>> start

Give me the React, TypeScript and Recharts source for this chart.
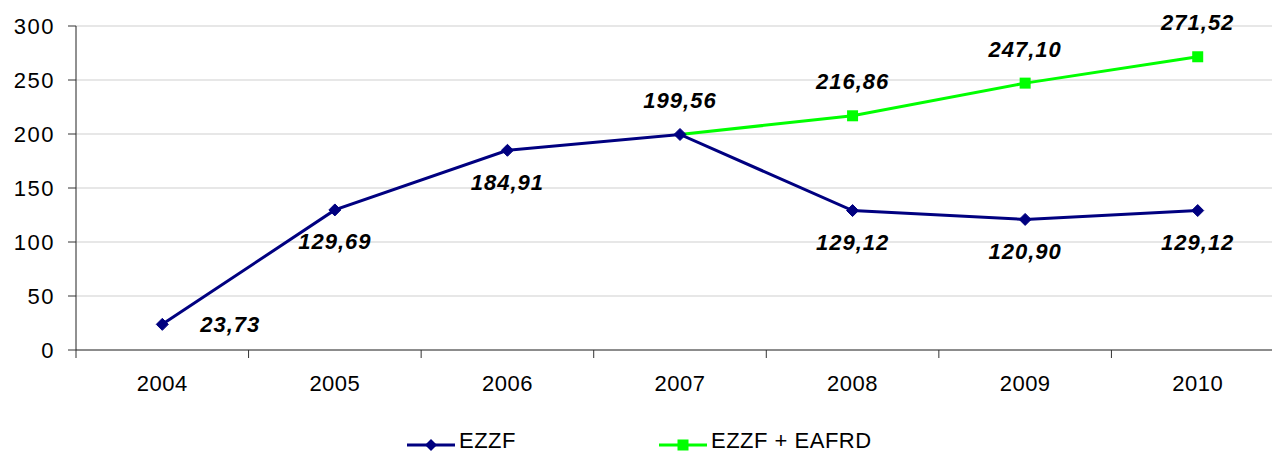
import React from 'react';
import { LineChart, Line, XAxis, YAxis, CartesianGrid, LabelList } from 'recharts';

const years = ['2004', '2005', '2006', '2007', '2008', '2009', '2010'];
const ezzf = [23.73, 129.69, 184.91, 199.56, 129.12, 120.9, 129.12];
const ezzfEafrd: (number | null)[] = [null, null, null, 199.56, 216.86, 247.1, 271.52];
const yTicks = [0, 50, 100, 150, 200, 250, 300];
const ezzfLabelPlacement = ['right', 'below', 'below', 'above', 'below', 'below', 'below'];
const seriesNames = ['EZZF', 'EZZF + EAFRD'];

const BLUE = '#000080';
const GREEN = '#00ff00';
const FONT = '"Liberation Sans", Arial, sans-serif';

const CHART_W = 1272;
const CHART_H = 454;
const MARGIN = { top: 26, right: -12, left: 0, bottom: 40 };
const Y_W = 76;
const PLOT_W = CHART_W - MARGIN.left - MARGIN.right - Y_W;
const BAND = PLOT_W / years.length;

const data = years.map((y, i) => ({ year: y, ezzf: ezzf[i], both: ezzfEafrd[i] }));

const fmt = (v: number) => v.toFixed(2).replace('.', ',');

const labelStyle = { fontFamily: FONT, fontSize: 22, fontWeight: 700, fontStyle: 'italic', letterSpacing: 1 } as const;

const XTick = (props: any) => {
  const { x, y, payload } = props;
  const bx = x - BAND / 2;
  return (
    <g>
      <line x1={bx} x2={bx} y1={y} y2={y + 8} stroke="#333" strokeWidth={1} />
      <text x={x} y={y + 33} textAnchor="middle" dominantBaseline="central" fill="#000" style={{ fontFamily: FONT, fontSize: 22, letterSpacing: 0.5 }}>
        {payload.value}
      </text>
    </g>
  );
};

const Diamond = (props: any) => {
  const { cx, cy, index } = props;
  if (cx == null || cy == null) return <g key={`d${index}`} />;
  const s = 6;
  return <polygon key={`d${index}`} points={`${cx},${cy - s} ${cx + s},${cy} ${cx},${cy + s} ${cx - s},${cy}`} fill={BLUE} stroke={BLUE} />;
};

const Square = (props: any) => {
  const { cx, cy, index } = props;
  if (cx == null || cy == null || index === 3) return <g key={`s${index}`} />;
  const s = 5.5;
  return <rect key={`s${index}`} x={cx - s} y={cy - s} width={2 * s} height={2 * s} fill={GREEN} />;
};

const blueLabel = (props: any) => {
  const { x, y, value, index } = props;
  const place = ezzfLabelPlacement[index];
  let tx = x, ty = y, anchor: 'middle' | 'start' = 'middle';
  if (place === 'right') { tx = x + 38; anchor = 'start'; }
  else if (place === 'below') { ty = y + 32; }
  else { ty = y - 34; }
  return (
    <text key={`bl${index}`} x={tx} y={ty} textAnchor={anchor} dominantBaseline="central" fill="#000" style={labelStyle}>
      {fmt(value)}
    </text>
  );
};

const greenLabel = (props: any) => {
  const { x, y, value, index } = props;
  if (value == null || index === 3) return <g key={`gl${index}`} />;
  return (
    <text key={`gl${index}`} x={x} y={y - 34} textAnchor="middle" dominantBaseline="central" fill="#000" style={labelStyle}>
      {fmt(value)}
    </text>
  );
};

const LegendIcon = ({ color, square }: { color: string; square: boolean }) => (
  <svg width={48} height={16} style={{ display: 'block', marginTop: 7 }}>
    <line x1={0} x2={48} y1={8} y2={8} stroke={color} strokeWidth={3} />
    {square ? (
      <rect x={18.5} y={2.5} width={11} height={11} fill={color} />
    ) : (
      <polygon points="24,2 30,8 24,14 18,8" fill={color} />
    )}
  </svg>
);

const LegendBox = () => (
  <div style={{ position: 'absolute', left: 0, top: 430, width: CHART_W, display: 'flex', alignItems: 'flex-start', fontFamily: FONT, fontSize: 22, lineHeight: '22px', color: '#000', letterSpacing: 0.5 }}>
    <div style={{ display: 'flex', alignItems: 'flex-start', marginLeft: 407 }}>
      <LegendIcon color={BLUE} square={false} />
      <span style={{ marginLeft: 4 }}>{seriesNames[0]}</span>
    </div>
    <div style={{ display: 'flex', alignItems: 'flex-start', marginLeft: 143 }}>
      <LegendIcon color={GREEN} square={true} />
      <span style={{ marginLeft: 4 }}>{seriesNames[1]}</span>
    </div>
  </div>
);

export default function App() {
  return (
    <div style={{ position: 'fixed', left: 0, top: 0, width: CHART_W, height: CHART_H, overflow: 'hidden', background: '#fff' }}>
      <LineChart width={CHART_W} height={CHART_H} data={data} margin={MARGIN}>
        <CartesianGrid horizontal={true} vertical={false} stroke="#cfcfcf" strokeWidth={1} />
        <XAxis
          dataKey="year"
          scale="band"
          height={64}
          axisLine={{ stroke: '#333', strokeWidth: 1 }}
          tickLine={false}
          tickSize={0}
          tickMargin={0}
          tick={<XTick />}
          interval={0}
        />
        <YAxis
          width={Y_W}
          domain={[0, 300]}
          ticks={yTicks}
          interval={0}
          axisLine={{ stroke: '#222', strokeWidth: 1 }}
          tickLine={{ stroke: '#333' }}
          tickSize={8}
          tickMargin={13}
          tick={{ fill: '#000', fontFamily: FONT, fontSize: 22, letterSpacing: 1.5 }}
        />
        <Line
          name={seriesNames[1]}
          dataKey="both"
          stroke={GREEN}
          strokeWidth={3}
          dot={Square}
          activeDot={false}
          isAnimationActive={false}
          connectNulls={false}
        >
          <LabelList dataKey="both" content={greenLabel} />
        </Line>
        <Line
          name={seriesNames[0]}
          dataKey="ezzf"
          stroke={BLUE}
          strokeWidth={3}
          dot={Diamond}
          activeDot={false}
          isAnimationActive={false}
        >
          <LabelList dataKey="ezzf" content={blueLabel} />
        </Line>
      </LineChart>
      <LegendBox />
    </div>
  );
}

>> end

» **GOAL**:
The lines from the top of the data above through the one holding "fontStyle: 'italic', letterSpacing: 1" are to be repeated exactly, and only those, with no pictures.

» **EXERCISE ANSWER**:
Give me the React, TypeScript and Recharts source for this chart.
import React from 'react';
import { LineChart, Line, XAxis, YAxis, CartesianGrid, LabelList } from 'recharts';

const years = ['2004', '2005', '2006', '2007', '2008', '2009', '2010'];
const ezzf = [23.73, 129.69, 184.91, 199.56, 129.12, 120.9, 129.12];
const ezzfEafrd: (number | null)[] = [null, null, null, 199.56, 216.86, 247.1, 271.52];
const yTicks = [0, 50, 100, 150, 200, 250, 300];
const ezzfLabelPlacement = ['right', 'below', 'below', 'above', 'below', 'below', 'below'];
const seriesNames = ['EZZF', 'EZZF + EAFRD'];

const BLUE = '#000080';
const GREEN = '#00ff00';
const FONT = '"Liberation Sans", Arial, sans-serif';

const CHART_W = 1272;
const CHART_H = 454;
const MARGIN = { top: 26, right: -12, left: 0, bottom: 40 };
const Y_W = 76;
const PLOT_W = CHART_W - MARGIN.left - MARGIN.right - Y_W;
const BAND = PLOT_W / years.length;

const data = years.map((y, i) => ({ year: y, ezzf: ezzf[i], both: ezzfEafrd[i] }));

const fmt = (v: number) => v.toFixed(2).replace('.', ',');

const labelStyle = { fontFamily: FONT, fontSize: 22, fontWeight: 700, fontStyle: 'italic', letterSpacing: 1 } as const;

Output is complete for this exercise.